In adulthood, we often fear that as we grow older, our capacity for complex, messy, and nuanced thought will wane. We fear becoming "befuddled" by the sheer quantity of our responsibilities. But this text suggests that the very act of grappling with the mess—of trying to untangle the "birds" of our work, family, and personal obligations—is the specific exercise that keeps the mind sharp. Wisdom isn't found in a simple answer; it’s found in the refusal to look away from the complexity. When we engage with difficult, "boring" problems, we aren't just doing chores; we are building the cognitive and spiritual architecture that allows our minds to stay composed, clear, and capable well into our later years.
Low-Lift Ritual
The "Mixed-Bag" Reset (2 Minutes)
This week, identify one area of your life that feels "muddled"—a project where the threads are crossed, or a relationship where the original intent has gotten buried under daily noise.
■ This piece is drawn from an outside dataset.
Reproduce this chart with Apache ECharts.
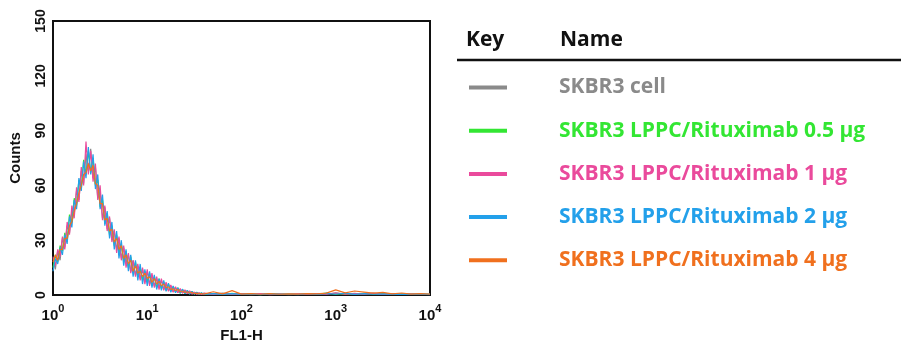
<!DOCTYPE html>
<html>
<head>
<meta charset="utf-8">
<script src="https://cdn.jsdelivr.net/npm/echarts@6/dist/echarts.min.js"></script>
<style>
  html, body { margin: 0; padding: 0; background: #fff; }
  #chart { width: 901px; height: 344px; }
</style>
</head>
<body>
<div id="chart"></div>
<script>
// FL1-H channel positions (log scale)
var fl1 = [1.000, 1.059, 1.122, 1.189, 1.259, 1.334, 1.413, 1.496, 1.585, 1.679,
  1.778, 1.884, 1.995, 2.113, 2.239, 2.371, 2.512, 2.661, 2.818, 2.985,
  3.162, 3.350, 3.548, 3.758, 3.981, 4.217, 4.467, 4.732, 5.012, 5.309,
  5.623, 5.957, 6.310, 6.683, 7.079, 7.499, 7.943, 8.414, 8.913, 9.441,
  10.00, 10.59, 11.22, 11.89, 12.59, 13.34, 14.13, 14.96, 15.85, 16.79,
  17.78, 18.84, 19.95, 21.13, 22.39, 23.71, 25.12, 26.61, 28.18, 29.85,
  31.62, 33.50, 35.48, 37.58, 39.81,
  50.12, 63.10, 79.43, 100, 125.9, 158.5, 199.5, 251.2, 316.2, 398.1,
  501.2, 631.0, 794.3, 1000, 1259, 1585, 1995, 2512, 3162, 3981,
  5012, 6310, 7943, 10000];

var names = ["SKBR3 cell", "SKBR3 LPPC/Rituximab 0.5 μg", "SKBR3 LPPC/Rituximab 1 μg",
  "SKBR3 LPPC/Rituximab 2 μg", "SKBR3 LPPC/Rituximab 4 μg"];
var colors = ["#8a8a8a", "#33e633", "#ea4a9c", "#23a0ea", "#f0701e"];

var cellOnly = [20, 14, 24, 19, 31, 26, 38, 34, 46, 44, 57, 52, 68, 61, 77, 68, 80, 64, 70, 53,
  57, 42, 48, 36, 42, 30, 35, 25, 31, 20, 26, 17, 22, 13, 19, 11, 16, 9, 14, 7,
  13, 6, 11, 5, 9, 4, 8, 3, 6, 2.5, 5, 1.8, 4, 1.4, 3, 1.2, 2.5, 0.8, 2, 0.6,
  1.4, 0.5, 1.1, 0.4, 0.9,
  0.4, 1, 0.3, 0.7, 0.2, 0.5, 0.3, 0.6, 0.2, 0.5, 0.3, 0.8, 0.4, 1.2, 0.5, 0.9, 0.4, 1, 0.3, 0.7, 0.4, 0.6, 0.3, 0.5];
var ritux05 = [15, 22, 18, 27, 24, 34, 29, 44, 40, 53, 49, 63, 58, 74, 66, 79, 67, 75, 60, 63,
  48, 52, 39, 45, 33, 38, 27, 33, 23, 28, 18, 24, 15, 21, 12, 18, 10, 15, 8, 13,
  7, 12, 5, 10, 4, 9, 3.5, 7, 2.5, 6, 2, 4.5, 1.5, 4, 1, 3, 0.8, 2.4, 0.6, 2,
  0.5, 1.4, 0.4, 1.1, 0.3,
  0.8, 0.3, 0.9, 0.4, 0.6, 0.2, 0.7, 0.3, 0.5, 0.3, 0.6, 0.3, 1.0, 0.4, 0.8, 0.3, 0.9, 0.5, 0.7, 0.3, 0.6, 0.3, 0.5, 0.3];
var ritux1 = [21, 16, 25, 21, 32, 25, 40, 33, 49, 42, 59, 51, 70, 60, 84, 66, 79, 62, 72, 52,
  60, 41, 49, 35, 43, 29, 36, 23, 32, 19, 27, 15, 23, 12, 19, 10, 17, 8, 15, 6,
  14, 5, 12, 4, 10, 3, 9, 2.5, 7, 2, 5.5, 1.5, 4.5, 1.2, 3.5, 1, 2.8, 0.7, 2.2, 0.5,
  1.6, 0.4, 1.2, 0.3, 1,
  0.3, 0.8, 0.4, 0.6, 0.3, 0.7, 0.2, 0.5, 0.4, 0.6, 0.3, 0.7, 0.5, 1.1, 0.4, 0.8, 0.5, 0.9, 0.3, 0.6, 0.4, 0.5, 0.3, 0.4];
var ritux2 = [13, 20, 17, 26, 22, 33, 28, 43, 37, 52, 47, 64, 57, 73, 64, 81, 66, 77, 58, 66,
  47, 55, 38, 46, 31, 40, 25, 35, 20, 30, 16, 25, 13, 22, 10, 19, 8, 17, 6, 14,
  5, 13, 4, 11, 3, 9, 2.5, 8, 2, 6.5, 1.5, 5, 1.2, 4, 1, 3.2, 0.7, 2.5, 0.5, 2,
  0.4, 1.5, 0.3, 1.2, 0.3,
  0.7, 0.3, 0.8, 0.3, 0.5, 0.2, 0.6, 0.3, 0.5, 0.2, 0.7, 0.3, 0.9, 0.4, 1.0, 0.3, 0.8, 0.4, 0.6, 0.3, 0.5, 0.3, 0.5, 0.2];
var ritux4 = [18, 22, 19, 25, 25, 31, 31, 38, 40, 46, 50, 56, 60, 66, 67, 72, 68, 71, 61, 60,
  50, 50, 41, 42, 35, 36, 29, 31, 25, 27, 20, 22, 17, 19, 13, 16, 12, 13, 10, 12,
  9, 10, 7, 9, 6, 7.5, 5, 6, 4, 4.5, 3, 3.5, 2.5, 3, 1.8, 2.2, 1.4, 1.8, 1.1, 1.4,
  0.8, 1, 0.6, 0.8, 0.5,
  1.8, 0.6, 2.4, 0.5, 0.8, 0.4, 0.7, 0.4, 0.6, 0.5, 0.8, 0.6, 1.0, 2.8, 1.2, 2.2, 1.6, 1.0, 1.4, 0.6, 1.1, 0.5, 0.8, 0.4];

var yTicks = [0, 30, 60, 90, 120, 150];

var allSeries = [cellOnly, ritux05, ritux1, ritux2, ritux4];

function pairs(vals) {
  return vals.map(function (v, i) { return [fl1[i], v]; });
}

var myChart = echarts.init(document.getElementById("chart"));

var option = {
  animation: false,
  textStyle: { fontFamily: "Liberation Sans, Arial, sans-serif" },
  grid: {
    left: 53, right: 471, top: 21, bottom: 49,
    outerBoundsMode: "none",
    show: true, borderColor: "#111", borderWidth: 2
  },
  xAxis: {
    type: "log",
    logBase: 10,
    min: 1,
    max: 10000,
    name: "FL1-H",
    nameLocation: "middle",
    nameGap: 31,
    nameTextStyle: { fontSize: 15, fontWeight: "bold", color: "#111" },
    axisLine: { lineStyle: { color: "#111", width: 2 } },
    axisTick: { show: false },
    splitLine: { show: false },
    axisLabel: {
      margin: 8,
      formatter: function (v) {
        return "{b|10}{s|" + Math.round(Math.log10(v)) + "}";
      },
      rich: {
        b: { fontSize: 15, fontWeight: "bold", color: "#111", verticalAlign: "bottom", lineHeight: 20 },
        s: { fontSize: 11, fontWeight: "bold", color: "#111", verticalAlign: "top", lineHeight: 20 }
      }
    }
  },
  yAxis: {
    type: "value",
    min: yTicks[0],
    max: yTicks[yTicks.length - 1],
    interval: 30,
    name: "Counts",
    nameLocation: "middle",
    nameGap: 30,
    nameTextStyle: { fontSize: 15, fontWeight: "bold", color: "#111" },
    axisLine: { show: true, lineStyle: { color: "#111", width: 2 } },
    axisTick: { show: false },
    splitLine: { show: false },
    axisLabel: { rotate: 90, margin: 5, fontSize: 14, fontWeight: "bold", color: "#111" }
  },
  legend: {
    orient: "vertical",
    left: 464,
    top: 70,
    icon: "rect",
    itemWidth: 38,
    itemHeight: 4,
    itemGap: 18.2,
    selectedMode: false,
    textStyle: { fontFamily: "Open Sans", fontSize: 21, fontWeight: "bold", lineHeight: 25, padding: [0, 0, 0, 47] },
    data: names.map(function (n, i) {
      return { name: n, textStyle: { color: colors[i] } };
    })
  },
  graphic: [
    { type: "text", left: 466, top: 30, style: { text: "Key", font: "bold 21px 'Open Sans'", fill: "#111" } },
    { type: "text", left: 560, top: 30, style: { text: "Name", font: "bold 21px 'Open Sans'", fill: "#111" } },
    { type: "line", shape: { x1: 457, y1: 60, x2: 901, y2: 60 }, style: { stroke: "#111", lineWidth: 2.5 } }
  ],
  series: allSeries.map(function (vals, i) {
    return {
      name: names[i],
      type: "line",
      data: pairs(vals),
      showSymbol: false,
      color: colors[i],
      lineStyle: { width: 1.2, color: colors[i] }
    };
  })
};

myChart.setOption(option);
</script>
</body>
</html>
- Acknowledge the Mix: Take one minute to write down the "birds" in that situation (e.g., "I wanted to be a supportive partner, but I ended up just talking about the budget").
- The "Half-Valid" Affirmation: Instead of labeling the situation a failure, say out loud: "The priest messed up the offering, but the vow still stands." Identify one small part of that situation that is valid, that is working, or that is still rooted in your original, good intention.
- Breathe: Let the rest go. You don't have to fix the whole nest today; you just have to recognize that the intent behind the action is still yours to claim.
Chevruta Mini
- If you were the woman in this scenario, having given your birds to an incompetent priest, would you feel relieved that the rabbis found a way to save "half" your offering, or would you be frustrated that the system failed you?
- The text suggests that dealing with difficult, technical, or "messy" intellectual challenges keeps our minds sharp. What is a "difficult" topic or task that you’ve been avoiding, and how might engaging with it actually be a form of self-care for your intellect?
Takeaway
You are not defined by the "priest" (the system, the external circumstances, or the coworkers) who fumbles your intentions. You are defined by the commitment you brought to the table. Even when things get mixed up, the math of life is more forgiving than you think; there is almost always a way to find validity in what remains.